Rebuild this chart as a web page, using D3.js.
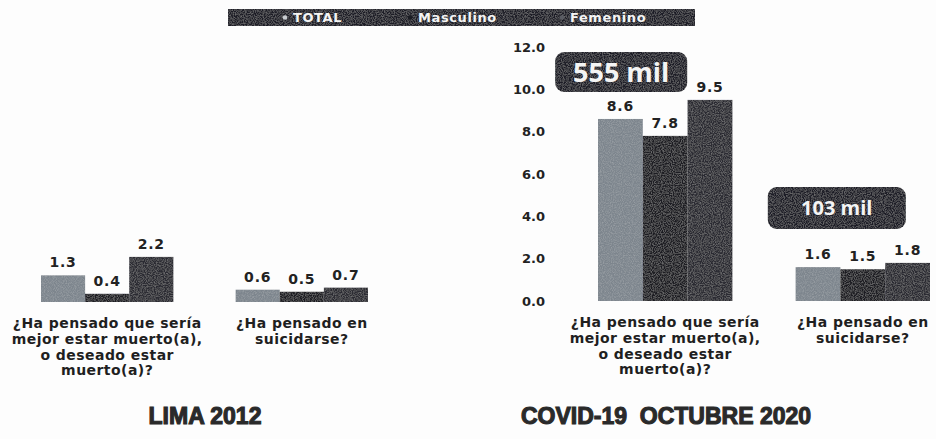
<!DOCTYPE html>
<html>
<head>
<meta charset="utf-8">
<script src="https://cdn.jsdelivr.net/npm/d3@7/dist/d3.min.js"></script>
<style>
  html, body { margin: 0; padding: 0; background: #fdfdfd; }
  svg { display: block; }
  text { font-family: "DejaVu Sans", Verdana, sans-serif; font-weight: 700; }
</style>
</head>
<body>
<svg id="chart" width="936" height="439"></svg>
<script>
// Series and categories
const series = ["TOTAL", "Masculino", "Femenino"];
const categories = [
  "¿Ha pensado que sería mejor estar muerto(a), o deseado estar muerto(a)?",
  "¿Ha pensado en suicidarse?"
];
const categoryLines = [
  ["¿Ha pensado que sería", "mejor estar muerto(a),", "o deseado estar", "muerto(a)?"],
  ["¿Ha pensado en", "suicidarse?"]
];
// Percentages per category: [TOTAL, Masculino, Femenino]
const lima2012 = [[1.3, 0.4, 2.2], [0.6, 0.5, 0.7]];
const covid2020 = [[8.6, 7.8, 9.5], [1.6, 1.5, 1.8]];
const covidTotals = ["555 mil", "103 mil"];
const yTicks = [0, 2, 4, 6, 8, 10, 12];
const panelTitles = ["LIMA 2012", "COVID-19  OCTUBRE 2020"];

const colors = d3.scaleOrdinal().domain(series).range(["#7d858d", "#1b1c23", "#2a2b33"]);

const svg = d3.select("#chart");

// Film-grain texture for the filled shapes
const defs = svg.append("defs");
const grain = defs.append("filter").attr("id", "grain").attr("x", 0).attr("y", 0).attr("width", 1).attr("height", 1);
grain.append("feTurbulence").attr("type", "fractalNoise").attr("baseFrequency", 0.9).attr("numOctaves", 2).attr("seed", 3).attr("result", "noise");
grain.append("feColorMatrix").attr("in", "noise").attr("type", "matrix")
  .attr("values", "0 0 0 0 1  0 0 0 0 1  0 0 0 0 1  0 0 0 -1.2 0.75").attr("result", "spots");
grain.append("feComposite").attr("in", "spots").attr("in2", "SourceGraphic").attr("operator", "in").attr("result", "clipped");
grain.append("feComponentTransfer").attr("in", "clipped").attr("result", "soft")
  .append("feFuncA").attr("type", "linear").attr("slope", 0.25);
const merge = grain.append("feMerge");
merge.append("feMergeNode").attr("in", "SourceGraphic");
merge.append("feMergeNode").attr("in", "soft");

// Legend strip
const legend = svg.append("g");
legend.append("rect").attr("x", 228).attr("y", 9).attr("width", 467).attr("height", 17)
  .attr("fill", "#1d1e25").attr("filter", "url(#grain)");
const legendX = [293, 418, 570];
series.forEach((s, i) => {
  legend.append("circle").attr("cx", legendX[i] - 8).attr("cy", 17.5).attr("r", 2.3)
    .attr("fill", i === 0 ? "#c9cdd1" : i === 2 ? "#5a5c63" : colors(s));
  legend.append("text").attr("x", legendX[i]).attr("y", 22)
    .attr("fill", "#f4f4f4").style("font-size", "13px").style("letter-spacing", "0.6px").text(s);
});

function drawPanel(data, range, baseline, top, opts) {
  const g = svg.append("g");
  const x0 = d3.scaleBand().domain(categories).range(range).paddingInner(0.32).paddingOuter(0);
  const x1 = d3.scaleBand().domain(series).range([0, x0.bandwidth()]).padding(0);
  const y = d3.scaleLinear().domain([0, 12]).range([baseline, top]);

  if (opts.axisX !== undefined) {
    const axis = d3.axisLeft(y).tickValues(yTicks).tickFormat(d3.format(".1f")).tickSize(0).tickPadding(0);
    const ax = g.append("g").attr("transform", `translate(${opts.axisX},0)`).call(axis);
    ax.select(".domain").remove();
    ax.selectAll("text").attr("fill", "#222")
      .style("font-family", "'DejaVu Sans', sans-serif").style("font-weight", 700).style("font-size", "13px");
  }

  const groups = g.selectAll(".grp").data(categories).join("g")
    .attr("transform", d => `translate(${x0(d)},0)`);

  groups.each(function (cat, ci) {
    const grp = d3.select(this);
    const vals = data[ci];
    grp.selectAll("rect.bar").data(series).join("rect").attr("class", "bar")
      .attr("x", s => x1(s)).attr("width", x1.bandwidth())
      .attr("y", (s, i) => y(vals[i])).attr("height", (s, i) => y(0) - y(vals[i]))
      .attr("fill", s => colors(s)).attr("filter", "url(#grain)");
    grp.selectAll("text.val").data(series).join("text").attr("class", "val")
      .attr("x", s => x1(s) + x1.bandwidth() / 2)
      .attr("y", (s, i) => y(vals[i]) - 8)
      .attr("text-anchor", "middle").attr("fill", "#222")
      .style("font-size", "14px").style("letter-spacing", "0.8px")
      .text((s, i) => d3.format(".1f")(vals[i]));

    const lbl = grp.append("text").attr("text-anchor", "middle").attr("fill", "#1f1f1f")
      .style("font-size", "14px").style("letter-spacing", "0.45px");
    categoryLines[ci].forEach((line, li) => {
      lbl.append("tspan").attr("x", x0.bandwidth() / 2).attr("y", baseline + 26 + li * 15.8).text(line);
    });

    if (opts.totals) {
      const b = opts.boxes[ci];
      grp.append("rect").attr("x", x0.bandwidth() / 2 + b.dx - b.w / 2).attr("y", b.y)
        .attr("width", b.w).attr("height", b.h).attr("rx", 9)
        .attr("fill", "#1d1e25").attr("filter", "url(#grain)");
      grp.append("text").attr("x", x0.bandwidth() / 2 + b.dx).attr("y", b.y + b.h / 2)
        .attr("dy", "0.36em").attr("text-anchor", "middle").attr("fill", "#f4f4f4")
        .style("font-family", "'Open Sans', sans-serif").style("font-weight", 700)
        .style("font-size", b.fs + "px").text(opts.totals[ci]);
    }
  });

  svg.append("text").attr("x", opts.titleX).attr("y", 424).attr("text-anchor", "middle")
    .style("font-family", "'Liberation Sans', Arial, sans-serif").style("font-size", "23px")
    .style("font-weight", 700)
    .attr("fill", "#2a2a2a").attr("stroke", "#2a2a2a").attr("stroke-width", 1.1)
    .attr("xml:space", "preserve").text(opts.title);
}

drawPanel(lima2012, [41, 368], 302, 56, { titleX: 205, title: panelTitles[0] });
drawPanel(covid2020, [598, 930], 301, 47, {
  axisX: 545, titleX: 666, title: panelTitles[1],
  totals: covidTotals,
  boxes: [
    { dx: -44, y: 52, w: 132, h: 40, fs: 27 },
    { dx: -26, y: 187, w: 138, h: 42, fs: 20 }
  ]
});
</script>
</body>
</html>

· · · · · · ·

__Required work__: Reproduce the full listing faithfully, but do not carry over any pictures.

__Task solution__:
Rebuild this chart as a web page, using D3.js.
<!DOCTYPE html>
<html>
<head>
<meta charset="utf-8">
<script src="https://cdn.jsdelivr.net/npm/d3@7/dist/d3.min.js"></script>
<style>
  html, body { margin: 0; padding: 0; background: #fdfdfd; }
  svg { display: block; }
  text { font-family: "DejaVu Sans", Verdana, sans-serif; font-weight: 700; }
</style>
</head>
<body>
<svg id="chart" width="936" height="439"></svg>
<script>
// Series and categories
const series = ["TOTAL", "Masculino", "Femenino"];
const categories = [
  "¿Ha pensado que sería mejor estar muerto(a), o deseado estar muerto(a)?",
  "¿Ha pensado en suicidarse?"
];
const categoryLines = [
  ["¿Ha pensado que sería", "mejor estar muerto(a),", "o deseado estar", "muerto(a)?"],
  ["¿Ha pensado en", "suicidarse?"]
];
// Percentages per category: [TOTAL, Masculino, Femenino]
const lima2012 = [[1.3, 0.4, 2.2], [0.6, 0.5, 0.7]];
const covid2020 = [[8.6, 7.8, 9.5], [1.6, 1.5, 1.8]];
const covidTotals = ["555 mil", "103 mil"];
const yTicks = [0, 2, 4, 6, 8, 10, 12];
const panelTitles = ["LIMA 2012", "COVID-19  OCTUBRE 2020"];

const colors = d3.scaleOrdinal().domain(series).range(["#7d858d", "#1b1c23", "#2a2b33"]);

const svg = d3.select("#chart");

// Film-grain texture for the filled shapes
const defs = svg.append("defs");
const grain = defs.append("filter").attr("id", "grain").attr("x", 0).attr("y", 0).attr("width", 1).attr("height", 1);
grain.append("feTurbulence").attr("type", "fractalNoise").attr("baseFrequency", 0.9).attr("numOctaves", 2).attr("seed", 3).attr("result", "noise");
grain.append("feColorMatrix").attr("in", "noise").attr("type", "matrix")
  .attr("values", "0 0 0 0 1  0 0 0 0 1  0 0 0 0 1  0 0 0 -1.2 0.75").attr("result", "spots");
grain.append("feComposite").attr("in", "spots").attr("in2", "SourceGraphic").attr("operator", "in").attr("result", "clipped");
grain.append("feComponentTransfer").attr("in", "clipped").attr("result", "soft")
  .append("feFuncA").attr("type", "linear").attr("slope", 0.25);
const merge = grain.append("feMerge");
merge.append("feMergeNode").attr("in", "SourceGraphic");
merge.append("feMergeNode").attr("in", "soft");

// Legend strip
const legend = svg.append("g");
legend.append("rect").attr("x", 228).attr("y", 9).attr("width", 467).attr("height", 17)
  .attr("fill", "#1d1e25").attr("filter", "url(#grain)");
const legendX = [293, 418, 570];
series.forEach((s, i) => {
  legend.append("circle").attr("cx", legendX[i] - 8).attr("cy", 17.5).attr("r", 2.3)
    .attr("fill", i === 0 ? "#c9cdd1" : i === 2 ? "#5a5c63" : colors(s));
  legend.append("text").attr("x", legendX[i]).attr("y", 22)
    .attr("fill", "#f4f4f4").style("font-size", "13px").style("letter-spacing", "0.6px").text(s);
});

function drawPanel(data, range, baseline, top, opts) {
  const g = svg.append("g");
  const x0 = d3.scaleBand().domain(categories).range(range).paddingInner(0.32).paddingOuter(0);
  const x1 = d3.scaleBand().domain(series).range([0, x0.bandwidth()]).padding(0);
  const y = d3.scaleLinear().domain([0, 12]).range([baseline, top]);

  if (opts.axisX !== undefined) {
    const axis = d3.axisLeft(y).tickValues(yTicks).tickFormat(d3.format(".1f")).tickSize(0).tickPadding(0);
    const ax = g.append("g").attr("transform", `translate(${opts.axisX},0)`).call(axis);
    ax.select(".domain").remove();
    ax.selectAll("text").attr("fill", "#222")
      .style("font-family", "'DejaVu Sans', sans-serif").style("font-weight", 700).style("font-size", "13px");
  }

  const groups = g.selectAll(".grp").data(categories).join("g")
    .attr("transform", d => `translate(${x0(d)},0)`);

  groups.each(function (cat, ci) {
    const grp = d3.select(this);
    const vals = data[ci];
    grp.selectAll("rect.bar").data(series).join("rect").attr("class", "bar")
      .attr("x", s => x1(s)).attr("width", x1.bandwidth())
      .attr("y", (s, i) => y(vals[i])).attr("height", (s, i) => y(0) - y(vals[i]))
      .attr("fill", s => colors(s)).attr("filter", "url(#grain)");
    grp.selectAll("text.val").data(series).join("text").attr("class", "val")
      .attr("x", s => x1(s) + x1.bandwidth() / 2)
      .attr("y", (s, i) => y(vals[i]) - 8)
      .attr("text-anchor", "middle").attr("fill", "#222")
      .style("font-size", "14px").style("letter-spacing", "0.8px")
      .text((s, i) => d3.format(".1f")(vals[i]));

    const lbl = grp.append("text").attr("text-anchor", "middle").attr("fill", "#1f1f1f")
      .style("font-size", "14px").style("letter-spacing", "0.45px");
    categoryLines[ci].forEach((line, li) => {
      lbl.append("tspan").attr("x", x0.bandwidth() / 2).attr("y", baseline + 26 + li * 15.8).text(line);
    });

    if (opts.totals) {
      const b = opts.boxes[ci];
      grp.append("rect").attr("x", x0.bandwidth() / 2 + b.dx - b.w / 2).attr("y", b.y)
        .attr("width", b.w).attr("height", b.h).attr("rx", 9)
        .attr("fill", "#1d1e25").attr("filter", "url(#grain)");
      grp.append("text").attr("x", x0.bandwidth() / 2 + b.dx).attr("y", b.y + b.h / 2)
        .attr("dy", "0.36em").attr("text-anchor", "middle").attr("fill", "#f4f4f4")
        .style("font-family", "'Open Sans', sans-serif").style("font-weight", 700)
        .style("font-size", b.fs + "px").text(opts.totals[ci]);
    }
  });

  svg.append("text").attr("x", opts.titleX).attr("y", 424).attr("text-anchor", "middle")
    .style("font-family", "'Liberation Sans', Arial, sans-serif").style("font-size", "23px")
    .style("font-weight", 700)
    .attr("fill", "#2a2a2a").attr("stroke", "#2a2a2a").attr("stroke-width", 1.1)
    .attr("xml:space", "preserve").text(opts.title);
}

drawPanel(lima2012, [41, 368], 302, 56, { titleX: 205, title: panelTitles[0] });
drawPanel(covid2020, [598, 930], 301, 47, {
  axisX: 545, titleX: 666, title: panelTitles[1],
  totals: covidTotals,
  boxes: [
    { dx: -44, y: 52, w: 132, h: 40, fs: 27 },
    { dx: -26, y: 187, w: 138, h: 42, fs: 20 }
  ]
});
</script>
</body>
</html>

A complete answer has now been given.